The global fossil fuel industry has left behind a staggering, subterranean footprint: millions of depleted, abandoned, and orphaned oil and gas wells scattered across the planet. In the United States alone, environmental experts estimate there are between two and three million disused wells dotting the landscape from Texas to North Dakota. For decades, these deep, steel-lined holes have been viewed strictly as environmental liabilities. They are prone to leaking potent methane gas into the atmosphere, threatening local groundwater supplies, and costing energy companies and taxpayers billions of dollars to safely plug with cement and abandon.[2][5]
But a growing coalition of energy startups, academic researchers, and government agencies is advancing a radical pivot to rewrite this legacy. Instead of spending millions of dollars simply to bury these stranded assets, they are developing technologies to transform them into zero-emission geothermal energy powerhouses. By tapping into the natural, inexhaustible heat trapped deep underground, these abandoned wells could be repurposed to provide continuous, baseload renewable electricity and direct heating to local communities, turning a massive environmental liability into a critical grid asset.[1][7]
The economic logic driving this transition is simple and compelling for both the fossil fuel and renewable energy sectors. In traditional geothermal energy development, the single largest financial hurdle is the upfront cost of drilling deep into the Earth's crust.
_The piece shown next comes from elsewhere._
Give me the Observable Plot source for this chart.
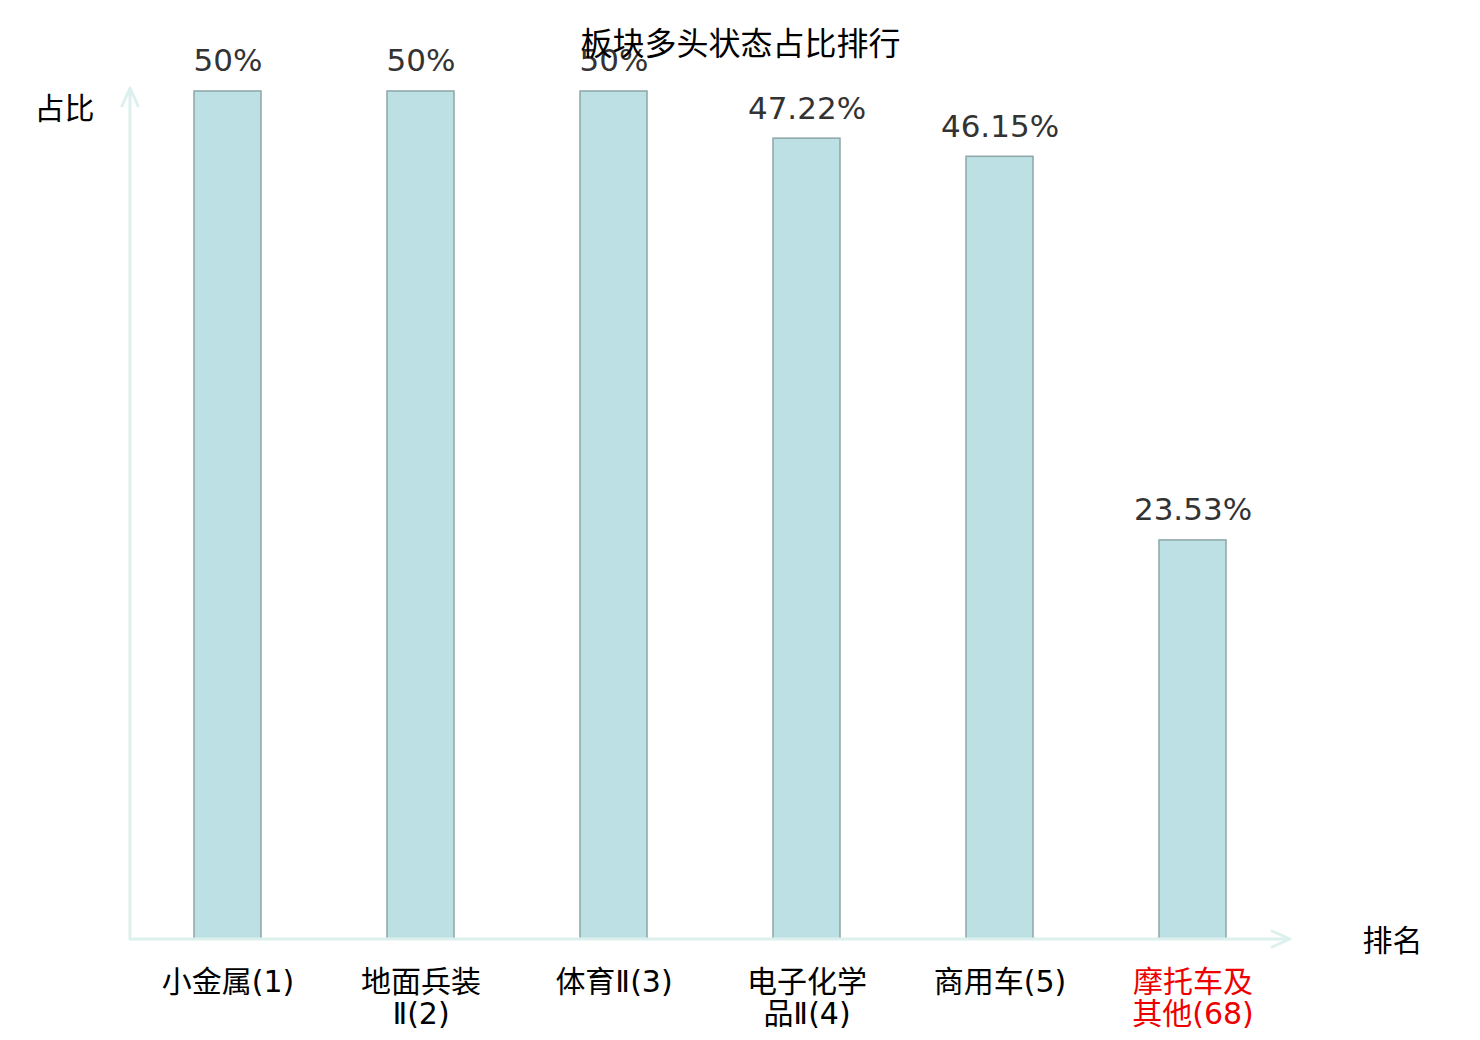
<!DOCTYPE html>
<html>
<head>
<meta charset="utf-8">
<script src="https://cdn.jsdelivr.net/npm/d3@7"></script>
<script src="https://cdn.jsdelivr.net/npm/@observablehq/plot@0.6"></script>
<style>
  html, body { margin: 0; padding: 0; background: #fff; }
  #chart { position: relative; width: 1480px; height: 1040px; }
  svg { font-family: "DejaVu Sans", "Noto Sans CJK SC", sans-serif; }
</style>
</head>
<body>
<div id="chart"></div>
<script>
const categories = ["小金属(1)", "地面兵装Ⅱ(2)", "体育Ⅱ(3)", "电子化学品Ⅱ(4)", "商用车(5)", "摩托车及其他(68)"];
const tickLines = ["小金属(1)", "地面兵装\nⅡ(2)", "体育Ⅱ(3)", "电子化学\n品Ⅱ(4)", "商用车(5)", "摩托车及\n其他(68)"];
const tickColors = ["#000", "#000", "#000", "#000", "#000", "#ee0000"];
const values = [50, 50, 50, 47.22, 46.15, 23.53];
const valueLabels = ["50%", "50%", "50%", "47.22%", "46.15%", "23.53%"];
const title = "板块多头状态占比排行";
const yLabel = "占比";
const xLabel = "排名";

const data = categories.map((c, i) => ({cat: c, value: values[i], label: valueLabels[i], tick: tickLines[i], color: tickColors[i]}));

const axisColor = "#dcf1ee";

function axesArrows(index, scales, values, dim) {
  const g = d3.create("svg:g").attr("fill", "none").attr("stroke", axisColor)
    .attr("stroke-width", 3).attr("stroke-linecap", "round").attr("stroke-linejoin", "round");
  const x0 = dim.marginLeft, y0 = dim.height - dim.marginBottom;
  const xEnd = dim.width - dim.marginRight;
  const yTop = dim.marginTop - 3;
  g.append("path").attr("d", `M${x0},${y0}H${xEnd}M${xEnd-18},${y0-8}L${xEnd},${y0}L${xEnd-18},${y0+8}`);
  g.append("path").attr("d", `M${x0},${y0}V${yTop}M${x0-8},${yTop+18}L${x0},${yTop}L${x0+8},${yTop+18}`);
  return g.node();
}

const plot = Plot.plot({
  width: 1480,
  height: 1040,
  marginLeft: 130,
  marginRight: 190,
  marginTop: 91,
  marginBottom: 101,
  style: {fontFamily: "DejaVu Sans, Noto Sans CJK SC, sans-serif", background: "transparent"},
  x: {domain: categories, padding: 0, axis: null},
  y: {domain: [0, 50], axis: null},
  color: {type: "identity"},
  marks: [
    Plot.barY(data, {x: "cat", y: "value", fill: "#bce0e3", stroke: "#8ca6a7", strokeWidth: 1.5, insetLeft: 63, insetRight: 63}),
    Plot.text(data, {x: "cat", y: "value", text: "label", dy: -30, fontSize: 31, fill: "#333"}),
    axesArrows,
    Plot.text(data, {x: "cat", text: "tick", frameAnchor: "bottom", lineAnchor: "top", dy: 30, fontSize: 30, lineHeight: 1.07, fill: "color"}),
    Plot.text([yLabel], {frameAnchor: "top-left", dx: -96, dy: 6, fontSize: 30, fill: "#000", textAnchor: "start"}),
    Plot.text([xLabel], {frameAnchor: "bottom-right", dx: 72, dy: 2, fontSize: 30, fill: "#000", textAnchor: "start", lineAnchor: "middle"}),
    Plot.text([title], {frameAnchor: "top", dx: 30, dy: -59, fontSize: 32, fill: "#000"})
  ]
});
document.getElementById("chart").appendChild(plot);
</script>
</body>
</html>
Drilling and casing a new geothermal well can account for 40% to 60% of a project's total capital expenditure, often running into the tens of millions of dollars with absolutely no guarantee that the resulting well will produce viable heat.[5]
Repurposing existing oil and gas infrastructure entirely bypasses this massive capital barrier. The holes are already dug, the geological formations are thoroughly mapped by decades of seismic data, and the surface infrastructure—such as access roads, pipelines, and grid connections—is frequently already in place. By retrofitting these mature sites, developers can slash the levelized cost of geothermal electricity generation by an estimated 11% to 60%, depending on the specific extraction technology used, the depth of the reservoir, and the geographic location of the well.[5][7]
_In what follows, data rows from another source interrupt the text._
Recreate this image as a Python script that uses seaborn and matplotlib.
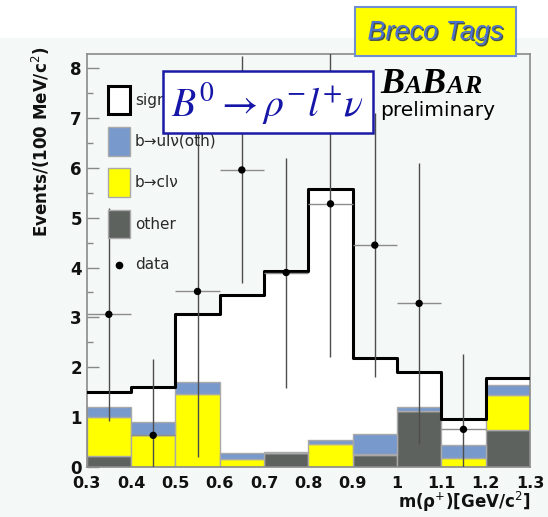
import numpy as np
import pandas as pd
import matplotlib
matplotlib.use("Agg")
import matplotlib.pyplot as plt
import matplotlib.patheffects as pe
from matplotlib.patches import Rectangle
import seaborn as sns

# ---------------- data ----------------
bin_edges = [0.3, 0.4, 0.5, 0.6, 0.7, 0.8, 0.9, 1.0, 1.1, 1.2, 1.3]
bin_centers = [0.35, 0.45, 0.55, 0.65, 0.75, 0.85, 0.95, 1.05, 1.15, 1.25]
other = [0.22, 0.00, 0.00, 0.00, 0.28, 0.00, 0.24, 1.11, 0.00, 0.74]
b_to_clnu = [0.78, 0.64, 1.46, 0.16, 0.00, 0.45, 0.02, 0.00, 0.18, 0.71]
b_to_ulnu_oth = [0.19, 0.25, 0.25, 0.11, 0.01, 0.08, 0.40, 0.08, 0.26, 0.20]
signal = [0.31, 0.71, 1.36, 3.17, 3.65, 5.04, 1.53, 0.71, 0.51, 0.13]

data_centers = [0.35, 0.45, 0.55, 0.65, 0.75, 0.85, 0.95, 1.05, 1.15]
data_values = [3.06, 0.63, 3.52, 5.96, 3.90, 5.28, 4.45, 3.28, 0.75]
data_errors = [2.14, 1.54, 3.33, 2.28, 2.31, 3.07, 2.65, 2.83, 1.52]

x_ticks = [0.3, 0.4, 0.5, 0.6, 0.7, 0.8, 0.9, 1.0, 1.1, 1.2, 1.3]
x_tick_labels = ["0.3", "0.4", "0.5", "0.6", "0.7", "0.8", "0.9", "1", "1.1", "1.2", "1.3"]
y_ticks = [0, 1, 2, 3, 4, 5, 6, 7, 8]
y_minor_ticks = [0.5, 1.5, 2.5, 3.5, 4.5, 5.5, 6.5, 7.5]

labels = ["signal", "b\u2192ul\u03bd(oth)", "b\u2192cl\u03bd", "other", "data"]
colors = {"signal": "white", labels[1]: "#7799cc", labels[2]: "#ffff00", labels[3]: "#5e625f"}

# ---------------- style ----------------
sns.set_style("ticks")
plt.rcParams["font.family"] = ["DejaVu Sans"]
BG = "#f4f8f6"

fig = plt.figure(figsize=(5.48, 5.17), dpi=100, facecolor=BG)
fig.patches.append(Rectangle((0, 1 - 38 / 517), 1, 38 / 517, transform=fig.transFigure,
                             facecolor="white", edgecolor="none", zorder=0))
ax = fig.add_axes([0.1582, 0.0973, 0.8089, 0.7983])
ax.set_facecolor(BG)

total = np.array(signal) + np.array(b_to_ulnu_oth) + np.array(b_to_clnu) + np.array(other)

# white fill under the signal outline
sns.histplot(x=bin_centers, weights=total, bins=bin_edges, element="step", fill=True,
             color="white", alpha=1, linewidth=0, ax=ax, zorder=1)

# stacked background components
stack_df = pd.DataFrame({
    "m": bin_centers * 3,
    "w": b_to_ulnu_oth + b_to_clnu + other,
    "comp": [labels[1]] * 10 + [labels[2]] * 10 + [labels[3]] * 10,
})
sns.histplot(data=stack_df, x="m", weights="w", hue="comp",
             hue_order=[labels[1], labels[2], labels[3]], multiple="stack",
             bins=bin_edges, element="bars", palette=colors, alpha=1,
             edgecolor="#a9a9a9", linewidth=1.0, legend=False, ax=ax, zorder=2)

# total (signal) outline
sns.histplot(x=bin_centers, weights=total, bins=bin_edges, element="step", fill=False,
             color="black", linewidth=2.2, ax=ax, zorder=3)

# data points with error bars
half_w = np.diff(bin_edges)[: len(data_centers)] / 2
ax.errorbar(data_centers, data_values, xerr=half_w, fmt="none", ecolor="#8c8c8c",
            elinewidth=1.0, capsize=0, zorder=4)
ax.errorbar(data_centers, data_values, yerr=data_errors, fmt="none", ecolor="#4d4d4d",
            elinewidth=1.0, capsize=0, zorder=4)
sns.scatterplot(x=data_centers, y=data_values, color="black", s=28, edgecolor="none",
                ax=ax, zorder=5)

# ---------------- axes ----------------
ax.set_xlim(0.3, 1.3)
ax.set_ylim(0, 8.29)
ax.set_xticks(x_ticks)
ax.set_xticklabels(x_tick_labels)
ax.set_yticks(y_ticks)
ax.set_yticks(y_minor_ticks, minor=True)
ax.tick_params(axis="x", length=0, pad=7, labelsize=11.5, colors="#111111")
ax.tick_params(axis="y", which="major", direction="in", length=8.5, width=1,
               color="#888888", pad=3.5, labelsize=12, labelcolor="#111111")
ax.tick_params(axis="y", which="minor", direction="in", length=4, width=1, color="#888888")
for lab in ax.get_xticklabels() + ax.get_yticklabels():
    lab.set_fontweight("bold")
for s in ax.spines.values():
    s.set_visible(True)
    s.set_color("#8a8a8a")
    s.set_linewidth(1.2)
ax.set_xlabel("m(\u03c1$^{+}$)[GeV/c$^{2}$]", fontsize=12, fontweight="bold", color="#111111")
ax.xaxis.set_label_coords(1.0, -0.056)
ax.xaxis.label.set_ha("right")
ax.set_ylabel("Events/(100 MeV/c$^{2}$)", fontsize=12, fontweight="bold", color="#111111")
ax.yaxis.label.set_ha("right")
ax.yaxis.set_label_coords(-0.079, 1.017)

# ---------------- legend (manual, ROOT style) ----------------
box_x0, box_w = 0.048, 0.050
legend_boxes = [  # (label, y_top, y_bottom) in axes fraction
    (labels[0], 0.922, 0.854),
    (labels[1], 0.823, 0.753),
    (labels[2], 0.724, 0.653),
    (labels[3], 0.622, 0.554),
]
for lab, yt, yb in legend_boxes:
    if lab == "signal":
        ec, lw = "black", 2.2
    else:
        ec, lw = "#a9a9a9", 1.0
    ax.add_patch(Rectangle((box_x0, yb), box_w, yt - yb, transform=ax.transAxes,
                           facecolor=colors[lab], edgecolor=ec, linewidth=lw,
                           zorder=6, clip_on=False))
    ax.text(0.109, (yt + yb) / 2, lab, transform=ax.transAxes, fontsize=11,
            color="#2a2a2a", va="center", ha="left", zorder=6)
ax.plot([0.073], [0.489], "o", color="black", markersize=4.5, transform=ax.transAxes, zorder=6)
ax.text(0.109, 0.489, labels[4], transform=ax.transAxes, fontsize=11, color="#2a2a2a",
        va="center", ha="left", zorder=6)

# ---------------- title box ----------------
plt.rcParams["mathtext.fontset"] = "stix"
fig.patches.append(Rectangle((0.297, 0.742), 0.383, 0.121, transform=fig.transFigure,
                             facecolor="white", edgecolor="#1a1aa6", linewidth=1.8, zorder=5))
fig.text(0.4885, 0.800, r"$B^{0}\rightarrow\rho^{-}l^{+}\nu$", fontsize=28.5,
         color="#1515a8", ha="center", va="center", zorder=6)

# Breco Tags box
fig.patches.append(Rectangle((0.648, 0.892), 0.294, 0.094, transform=fig.transFigure,
                             facecolor="#ffff00", edgecolor="#6f8fd0", linewidth=1.5, zorder=5))
fig.text(0.795, 0.937, "Breco Tags", fontsize=19.5, style="italic",
         family=["Liberation Sans", "DejaVu Sans"], color="#4a6fcf",
         ha="center", va="center", zorder=6,
         path_effects=[pe.withSimplePatchShadow(offset=(1, -1), shadow_rgbFace="#1a2a55", alpha=0.8)])

# BaBar logo
fig.canvas.draw()
renderer = fig.canvas.get_renderer()
xpos = 380 / 548
base = 1 - 93.3 / 517
for ch, fs in [("B", 26), ("A", 18.5), ("B", 26), ("A", 18.5), ("R", 18.5)]:
    t = fig.text(xpos, base, ch, fontsize=fs, fontweight="bold", style="italic",
                 family=["Liberation Serif", "DejaVu Serif"], color="black",
                 ha="left", va="baseline", zorder=6)
    ext = t.get_window_extent(renderer)
    xpos = ext.x1 / fig.bbox.width + 0.0005
fig.text(380 / 548, 1 - 116 / 517, "preliminary", fontsize=14.5, color="black",
         ha="left", va="baseline", zorder=6)

fig.savefig("out.png", dpi=100, facecolor=BG)
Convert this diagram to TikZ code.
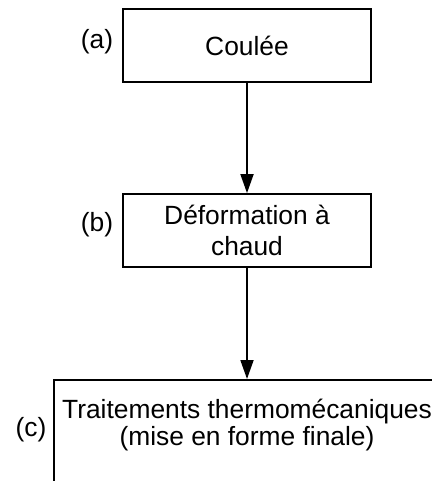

“This project demonstrates how legacy fossil fuel infrastructure can be repurposed for the clean energy era,” noted researchers at the Indian Institute of Technology Madras (IIT Madras), which is currently leading India's first major pilot project to convert depleted hydrocarbon wells into geothermal assets. The initiative, funded by the Ministry of New and Renewable Energy, is targeting an abandoned Oil and Natural Gas Corporation (ONGC) well in Ankleshwar, aiming to generate continuous clean power and prove the model for nationwide scaling.[3]
The mechanics of extracting heat from an old oil well generally fall into two primary engineering categories: open-loop systems and closed-loop systems. In an open-loop or “co-production” system, operators pump up the hot brine—water naturally heated by the Earth's core—that already exists in the deep reservoir. Toward the end of a traditional oil well's economic life, it often produces a fluid mixture that is up to 98% hot water and only 2% usable oil, making it an ideal candidate for heat extraction.[2][5]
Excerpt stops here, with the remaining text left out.